Now all of this may be a lot to take in, but I want to stress the inter-connectedness of 3 concepts:

1. Cosets of a NORMAL subgroup

2. Equivalences on a group that induce a group structure on the equivalence classes

3. Homomorphisms

these are like the top, side and front views of a three-dimensional object: they may appear to be quite different, but they refer to the same thing.

7. ## Re: uN = vN iff uv^-1 is in N??

Originally Posted by Deveno
Incidentally, the reason why we want normal subgroups is so that coset multiplication makes sense.

We would hope that (Na)(Nb) = N(ab).

If Ng = gN for all elements g of G, then a typical element of (Na)(Nb) = {nan'b: n,n' in N} is nan'b, and since aN = Na, an' = n''a, so that nan'b = (nn'')ab, which is in N(ab).
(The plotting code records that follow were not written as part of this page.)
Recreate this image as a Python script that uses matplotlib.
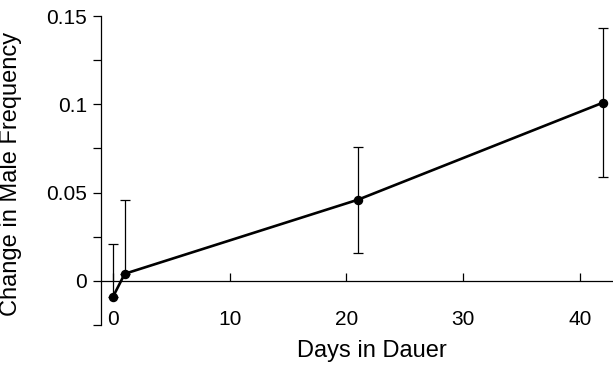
import numpy as np
import matplotlib
matplotlib.use('Agg')
import matplotlib.pyplot as plt
from matplotlib.ticker import MultipleLocator

plt.rcParams['font.family'] = ['Liberation Sans', 'DejaVu Sans']

days = [0, 1, 21, 42]
change = [-0.009, 0.004, 0.046, 0.101]
err_low = [0.0, 0.0, 0.030, 0.042]   # lower bars of first two points not shown
err_high = [0.030, 0.042, 0.030, 0.042]
x_ticks = [0, 10, 20, 30, 40]
y_ticks = [0, 0.05, 0.1, 0.15]
y_labels = ['0', '0.05', '0.1', '0.15']

fig = plt.figure(figsize=(6.13, 3.69), dpi=100)
ax = fig.add_axes([101/613, 44/369, 512/613, 309/369])

ax.errorbar(days, change, yerr=[err_low, err_high], fmt='none',
            ecolor='black', elinewidth=0.9, capsize=3.3, capthick=0.9)
ax.plot(days, change, color='black', lw=1.9, marker='o', ms=5.8, zorder=3)

ax.set_xlim(-1.03, 42.83)
ax.set_ylim(-0.025, 0.15)

ax.spines['top'].set_visible(False)
ax.spines['right'].set_visible(False)
ax.spines['bottom'].set_position(('data', 0))
ax.spines['left'].set_linewidth(0.9)
ax.spines['bottom'].set_linewidth(0.9)

ax.set_xticks(x_ticks)
ax.tick_params(axis='x', direction='in', length=6, width=0.9, pad=21, labelsize=15)
ax.set_yticks(y_ticks)
ax.set_yticklabels(y_labels)
ax.yaxis.set_minor_locator(MultipleLocator(0.025))
ax.tick_params(axis='y', which='both', direction='out', length=6, width=0.9, labelsize=15, pad=4)

ax.set_xlabel('Days in Dauer', fontsize=17)
ax.xaxis.set_label_coords(0.529, -0.05)
ax.set_ylabel('Change in Male Frequency', fontsize=17)
ax.yaxis.set_label_coords(-0.154, 0.49)

fig.savefig('out.png', dpi=100)
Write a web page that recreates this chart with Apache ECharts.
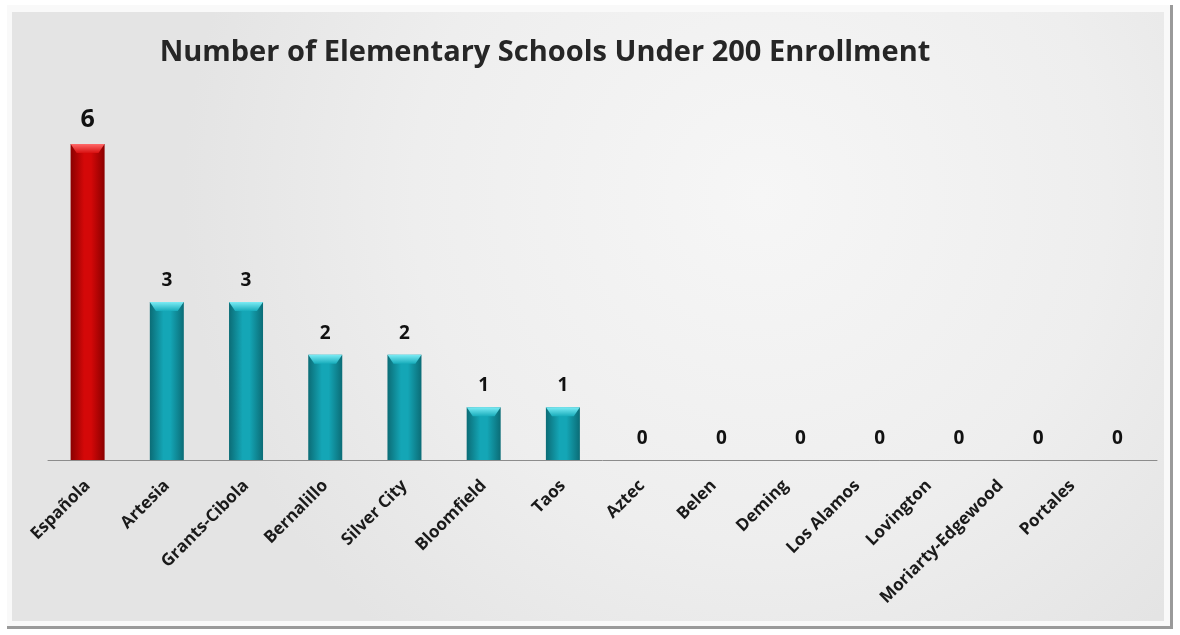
<!DOCTYPE html>
<html lang="en">
<head>
    <meta charset="UTF-8">
    <title>Number of Elementary Schools Under 200 Enrollment</title>
    <script src="https://cdn.jsdelivr.net/npm/echarts@6/dist/echarts.min.js"></script>
    <style>
        body, html {
            margin: 0;
            padding: 0;
            width: 100%;
            height: 100%;
            overflow: hidden;
            background-color: #fff;
        }
        #container {
            width: 1180px;
            height: 635px;
        }
    </style>
</head>
<body>
    <div id="container"></div>
    <script>
        // data
        var districts = ['Española', 'Artesia', 'Grants-Cibola', 'Bernalillo', 'Silver City', 'Bloomfield', 'Taos',
            'Aztec', 'Belen', 'Deming', 'Los Alamos', 'Lovington', 'Moriarty-Edgewood', 'Portales'];
        var schoolCounts = [6, 3, 3, 2, 2, 1, 1, 0, 0, 0, 0, 0, 0, 0];
        var highlighted = 'Española';

        function barGradient(edge, mid) {
            return new echarts.graphic.LinearGradient(0, 0, 1, 0, [
                { offset: 0, color: edge },
                { offset: 0.4, color: mid },
                { offset: 0.6, color: mid },
                { offset: 1, color: edge }
            ]);
        }
        function capGradient(light, base) {
            return new echarts.graphic.LinearGradient(0, 0, 0, 1, [
                { offset: 0, color: light },
                { offset: 1, color: base }
            ]);
        }

        var redFill = barGradient('#8a0000', '#d40808');
        var tealFill = barGradient('#0b6c76', '#14a6b6');
        var redCap = capGradient('#ff6a6a', '#d81010');
        var tealCap = capGradient('#7cecf5', '#17acbb');

        var barData = schoolCounts.map(function (v, i) {
            var hot = districts[i] === highlighted;
            return {
                value: v,
                itemStyle: { color: hot ? redFill : tealFill },
                label: hot ? { fontSize: 25 } : {}
            };
        });

        // bevel highlight on top of each bar
        var capData = schoolCounts.map(function (v, i) {
            var hot = districts[i] === highlighted;
            return {
                value: v,
                symbol: v > 0 ? 'path://M0,0 L10,0 L8.2,1 L1.8,1 Z' : 'none',
                itemStyle: { color: hot ? redCap : tealCap }
            };
        });

        // in the original the labels right of "Aztec" drift a little to the left;
        // shift them sideways with rich-text padding (label is rotated 45deg)
        var labelFont = { fontFamily: 'Open Sans', fontWeight: 'bold', fontSize: 17, color: '#1a1a1a' };
        var richLabels = { n: Object.assign({}, labelFont) };
        for (var k = 8; k < districts.length; k++) {
            var d = (k - 7) * 7.5;
            richLabels['s' + k] = Object.assign({ padding: [0, d / Math.SQRT2, d * Math.SQRT2, 0] }, labelFont);
        }

        var option = {
            backgroundColor: '#fff',
            animation: false,
            graphic: [
                // bevelled frame
                {
                    type: 'rect', z: -10, silent: true,
                    shape: { x: 7, y: 5, width: 1166, height: 624 },
                    style: { fill: '#9a9a9a' }
                },
                {
                    type: 'rect', z: -9, silent: true,
                    shape: { x: 7, y: 5, width: 1163, height: 621 },
                    style: { fill: '#f9f9f9' }
                },
                {
                    type: 'rect', z: -8, silent: true,
                    shape: { x: 12, y: 12, width: 1152, height: 609 },
                    style: {
                        fill: new echarts.graphic.RadialGradient(0.65, 0.3, 0.95, [
                            { offset: 0, color: '#f6f6f6' },
                            { offset: 0.6, color: '#eeeeee' },
                            { offset: 1, color: '#e4e4e4' }
                        ])
                    }
                }
            ],
            title: {
                text: 'Number of Elementary Schools Under 200 Enrollment',
                left: 540,
                textAlign: 'center',
                top: 33,
                textStyle: { fontFamily: 'Open Sans', fontWeight: 'bold', fontSize: 29, color: '#262626' }
            },
            grid: { left: 48, right: 23, top: 144, bottom: 175, containLabel: false },
            xAxis: {
                type: 'category',
                data: districts,
                axisLine: { lineStyle: { color: '#8c8c8c', width: 1 } },
                axisTick: { show: false },
                axisLabel: {
                    interval: 0,
                    rotate: 45,
                    margin: 23,
                    fontFamily: 'Open Sans',
                    fontWeight: 'bold',
                    fontSize: 17,
                    color: '#1a1a1a',
                    formatter: function (value, index) {
                        return '{' + (richLabels['s' + index] ? 's' + index : 'n') + '|' + value + '}';
                    },
                    rich: richLabels
                }
            },
            yAxis: {
                type: 'value',
                min: 0,
                max: 6,
                show: false,
                splitLine: { show: false }
            },
            series: [{
                type: 'bar',
                data: barData,
                barWidth: 34,
                barGap: '-100%',
                label: {
                    show: true,
                    position: 'top',
                    distance: 12,
                    fontFamily: 'Open Sans',
                    fontWeight: 'bold',
                    fontSize: 19,
                    color: '#111'
                }
            }, {
                type: 'pictorialBar',
                data: capData,
                symbolSize: [34, 9],
                symbolPosition: 'end',
                z: 5,
                silent: true
            }]
        };

        var chart = echarts.init(document.getElementById('container'));
        chart.setOption(option);
    </script>
</body>
</html>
On the other hand we have for any element nab in N(ab): nab = an'b = (ea)(n'b), which is in (Na)(Nb).

If, however, Ng does not equal gN, for some particular g, the above argument doesn't work.

As johng has indicated, S3 provides an example: let N = {e, (1 2)}, and consider N(2 3) = {(2 3), (1 2 3)}, and N(1 3) = {(1 3), (1 3 2)}.

We would hope that N(2 3)N(1 3) = N((2 3)(1 3)) = N(1 2 3).

First, we calculate N(1 2 3) = {(1 2 3), (2 3)}.

Next, we calculate N(2 3)N(1 3):

(2 3)(1 3) = (1 2 3), so far, so good.
(2 3)(1 3 2) = (1 2) <---this is a problem, it isn't in N(1 2 3)
(1 2 3)(1 3) = (2 3), this would have been OK
(1 2 3)(1 3 2) = e, another problem.

As you can see, N(2 3)N(1 3) has 4 distinct elements, so it cannot possibly be ANY coset of N (all of which have just 2 elements).

So for that subgroup, there is no feasible way to define "coset multiplication".
Never thought of it that much in depth, but I see why they defined a 'normal' subgroup the way they do now. It's all just so coset multiplication works.